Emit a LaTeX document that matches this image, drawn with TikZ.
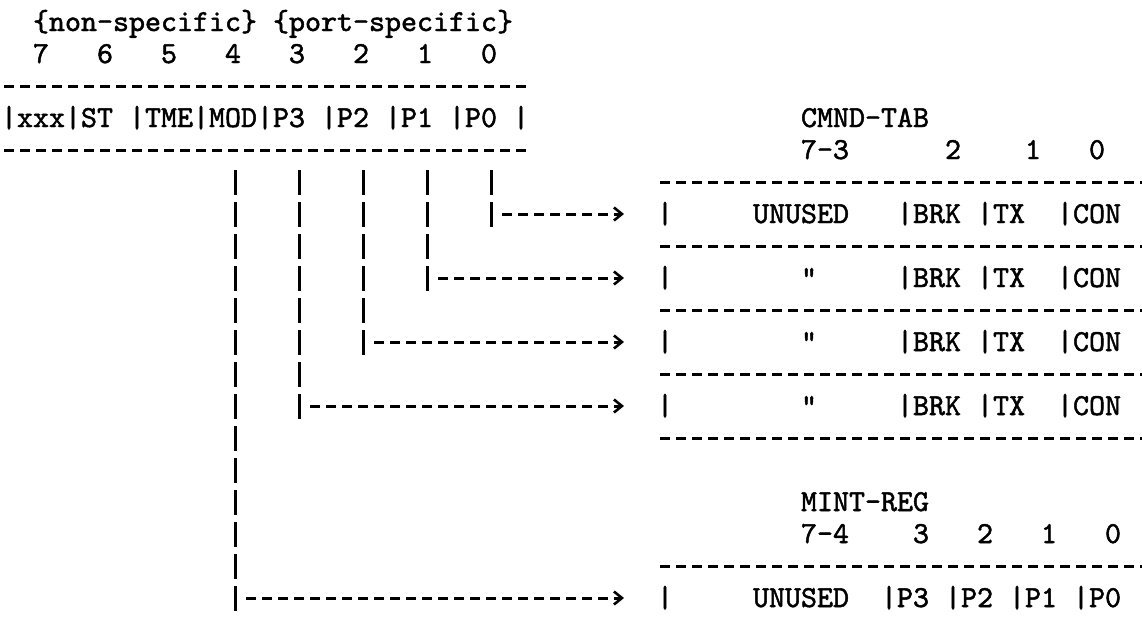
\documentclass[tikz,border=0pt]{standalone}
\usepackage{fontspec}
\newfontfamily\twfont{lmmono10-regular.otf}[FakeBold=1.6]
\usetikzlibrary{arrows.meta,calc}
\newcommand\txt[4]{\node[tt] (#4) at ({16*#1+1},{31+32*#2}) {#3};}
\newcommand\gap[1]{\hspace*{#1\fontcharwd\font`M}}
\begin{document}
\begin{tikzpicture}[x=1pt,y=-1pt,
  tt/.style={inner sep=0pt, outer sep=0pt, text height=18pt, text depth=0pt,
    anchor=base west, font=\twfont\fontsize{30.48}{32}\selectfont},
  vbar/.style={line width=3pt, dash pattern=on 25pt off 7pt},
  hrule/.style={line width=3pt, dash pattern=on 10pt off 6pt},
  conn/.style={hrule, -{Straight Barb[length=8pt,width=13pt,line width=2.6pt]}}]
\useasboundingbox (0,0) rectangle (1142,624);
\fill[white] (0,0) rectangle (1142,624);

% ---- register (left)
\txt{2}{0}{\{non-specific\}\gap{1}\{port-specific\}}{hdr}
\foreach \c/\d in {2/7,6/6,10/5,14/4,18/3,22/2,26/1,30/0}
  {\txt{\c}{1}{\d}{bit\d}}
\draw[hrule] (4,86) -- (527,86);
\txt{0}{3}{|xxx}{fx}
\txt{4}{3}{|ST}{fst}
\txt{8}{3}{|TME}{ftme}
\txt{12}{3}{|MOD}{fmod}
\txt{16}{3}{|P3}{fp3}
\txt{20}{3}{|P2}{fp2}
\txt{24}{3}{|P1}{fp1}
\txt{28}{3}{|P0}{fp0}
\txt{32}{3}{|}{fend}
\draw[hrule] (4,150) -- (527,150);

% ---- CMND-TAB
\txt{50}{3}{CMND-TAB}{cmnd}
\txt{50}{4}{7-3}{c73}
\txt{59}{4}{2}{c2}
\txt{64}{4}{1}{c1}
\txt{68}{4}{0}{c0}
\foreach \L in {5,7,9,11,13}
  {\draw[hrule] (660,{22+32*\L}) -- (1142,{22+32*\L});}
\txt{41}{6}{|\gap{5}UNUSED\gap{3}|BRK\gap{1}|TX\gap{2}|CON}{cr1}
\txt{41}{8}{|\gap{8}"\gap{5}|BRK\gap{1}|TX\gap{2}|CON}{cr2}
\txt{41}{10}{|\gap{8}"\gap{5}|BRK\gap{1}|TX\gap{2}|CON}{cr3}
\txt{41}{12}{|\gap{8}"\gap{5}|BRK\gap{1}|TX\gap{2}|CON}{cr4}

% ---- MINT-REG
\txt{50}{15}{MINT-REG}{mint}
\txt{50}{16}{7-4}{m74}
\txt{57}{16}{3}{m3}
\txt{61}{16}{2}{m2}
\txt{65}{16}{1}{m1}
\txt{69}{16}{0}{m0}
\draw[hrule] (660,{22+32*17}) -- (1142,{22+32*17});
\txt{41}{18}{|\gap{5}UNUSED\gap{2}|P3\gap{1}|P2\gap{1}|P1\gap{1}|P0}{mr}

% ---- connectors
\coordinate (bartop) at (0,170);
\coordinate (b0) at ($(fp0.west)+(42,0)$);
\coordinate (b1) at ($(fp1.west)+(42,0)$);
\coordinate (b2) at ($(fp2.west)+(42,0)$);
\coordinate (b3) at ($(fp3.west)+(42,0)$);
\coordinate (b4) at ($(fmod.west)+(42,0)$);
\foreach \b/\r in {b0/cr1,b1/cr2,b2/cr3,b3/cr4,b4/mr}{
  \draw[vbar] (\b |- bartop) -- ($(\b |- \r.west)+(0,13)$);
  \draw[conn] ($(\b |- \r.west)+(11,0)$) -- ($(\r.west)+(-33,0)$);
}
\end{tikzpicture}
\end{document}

▶ TASK DETAILS:
Please set down each line of the data above exactly as written, without the pictures.

▶ OUTPUT OF THE EXERCISE:
Emit a LaTeX document that matches this image, drawn with TikZ.
\documentclass[tikz,border=0pt]{standalone}
\usepackage{fontspec}
\newfontfamily\twfont{lmmono10-regular.otf}[FakeBold=1.6]
\usetikzlibrary{arrows.meta,calc}
\newcommand\txt[4]{\node[tt] (#4) at ({16*#1+1},{31+32*#2}) {#3};}
\newcommand\gap[1]{\hspace*{#1\fontcharwd\font`M}}
\begin{document}
\begin{tikzpicture}[x=1pt,y=-1pt,
  tt/.style={inner sep=0pt, outer sep=0pt, text height=18pt, text depth=0pt,
    anchor=base west, font=\twfont\fontsize{30.48}{32}\selectfont},
  vbar/.style={line width=3pt, dash pattern=on 25pt off 7pt},
  hrule/.style={line width=3pt, dash pattern=on 10pt off 6pt},
  conn/.style={hrule, -{Straight Barb[length=8pt,width=13pt,line width=2.6pt]}}]
\useasboundingbox (0,0) rectangle (1142,624);
\fill[white] (0,0) rectangle (1142,624);

% ---- register (left)
\txt{2}{0}{\{non-specific\}\gap{1}\{port-specific\}}{hdr}
\foreach \c/\d in {2/7,6/6,10/5,14/4,18/3,22/2,26/1,30/0}
  {\txt{\c}{1}{\d}{bit\d}}
\draw[hrule] (4,86) -- (527,86);
\txt{0}{3}{|xxx}{fx}
\txt{4}{3}{|ST}{fst}
\txt{8}{3}{|TME}{ftme}
\txt{12}{3}{|MOD}{fmod}
\txt{16}{3}{|P3}{fp3}
\txt{20}{3}{|P2}{fp2}
\txt{24}{3}{|P1}{fp1}
\txt{28}{3}{|P0}{fp0}
\txt{32}{3}{|}{fend}
\draw[hrule] (4,150) -- (527,150);

% ---- CMND-TAB
\txt{50}{3}{CMND-TAB}{cmnd}
\txt{50}{4}{7-3}{c73}
\txt{59}{4}{2}{c2}
\txt{64}{4}{1}{c1}
\txt{68}{4}{0}{c0}
\foreach \L in {5,7,9,11,13}
  {\draw[hrule] (660,{22+32*\L}) -- (1142,{22+32*\L});}
\txt{41}{6}{|\gap{5}UNUSED\gap{3}|BRK\gap{1}|TX\gap{2}|CON}{cr1}
\txt{41}{8}{|\gap{8}"\gap{5}|BRK\gap{1}|TX\gap{2}|CON}{cr2}
\txt{41}{10}{|\gap{8}"\gap{5}|BRK\gap{1}|TX\gap{2}|CON}{cr3}
\txt{41}{12}{|\gap{8}"\gap{5}|BRK\gap{1}|TX\gap{2}|CON}{cr4}

% ---- MINT-REG
\txt{50}{15}{MINT-REG}{mint}
\txt{50}{16}{7-4}{m74}
\txt{57}{16}{3}{m3}
\txt{61}{16}{2}{m2}
\txt{65}{16}{1}{m1}
\txt{69}{16}{0}{m0}
\draw[hrule] (660,{22+32*17}) -- (1142,{22+32*17});
\txt{41}{18}{|\gap{5}UNUSED\gap{2}|P3\gap{1}|P2\gap{1}|P1\gap{1}|P0}{mr}

% ---- connectors
\coordinate (bartop) at (0,170);
\coordinate (b0) at ($(fp0.west)+(42,0)$);
\coordinate (b1) at ($(fp1.west)+(42,0)$);
\coordinate (b2) at ($(fp2.west)+(42,0)$);
\coordinate (b3) at ($(fp3.west)+(42,0)$);
\coordinate (b4) at ($(fmod.west)+(42,0)$);
\foreach \b/\r in {b0/cr1,b1/cr2,b2/cr3,b3/cr4,b4/mr}{
  \draw[vbar] (\b |- bartop) -- ($(\b |- \r.west)+(0,13)$);
  \draw[conn] ($(\b |- \r.west)+(11,0)$) -- ($(\r.west)+(-33,0)$);
}
\end{tikzpicture}
\end{document}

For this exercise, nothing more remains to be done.